REGISTRATION BY RSVP with full contact information to rsvp@seriousgames.org

PRESS WELCOME

The showcase will include work from Blitz Games, Nesta Futurelab, Desq, Aqua Pacific, Imaginary, Immersive Education, all UK companies and organisations. These will be complimented by the latest output from the US and beyond, including projects from Breakaway Games, Digital mill and Carnegie Melon University.

Alongside this, some of the country's most promising new games design talent will be showing off their projects developed on the new MA Digital Games Design programme at the University College for the Creative Arts in Farnham (www.dgdu.org). Many of these projects blur the distinction between entertainment, education and culture, and perhaps show a glimpse of what digital games could achieve as they mature as a medium and move beyond a purely entertainment focus.

About the Serious Games Initiative

The Serious Games Initiative is housed at The Woodrow Wilson Center for International Scholars Project on Foresight and Governance. It is assisted by Digitalmill, a game industry and development consulting firm based in Portland, Maine.

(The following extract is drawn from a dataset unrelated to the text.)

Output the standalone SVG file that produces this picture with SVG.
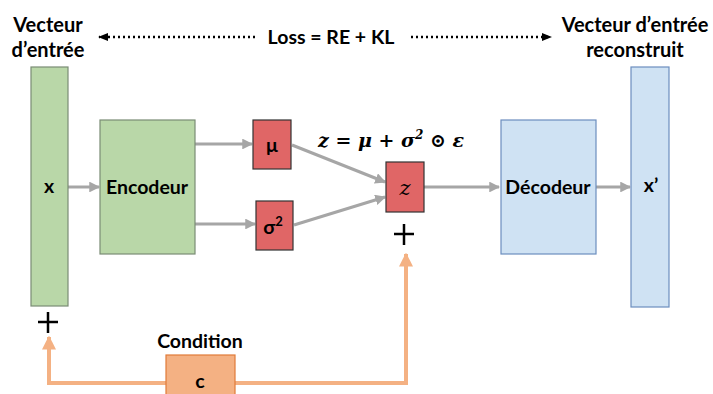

The Initiative focuses on users for games, game talent, and game technologies in domains outside of game-entertainment. This includes a unique focus on games that explore management and leadership challenges facing the public sector part. It's overall charter is to help forge productive links between the video game industry and projects outside of the industry.

The Initiative also spawned the Games for Health Project (www.gamesforhealth.org) to develop a community and best practices platform for the numerous games and game-based innovations being built for health care applications. In 2004 The Robert Wood Johnson Foundation became a sponsor of the Games for Health Project.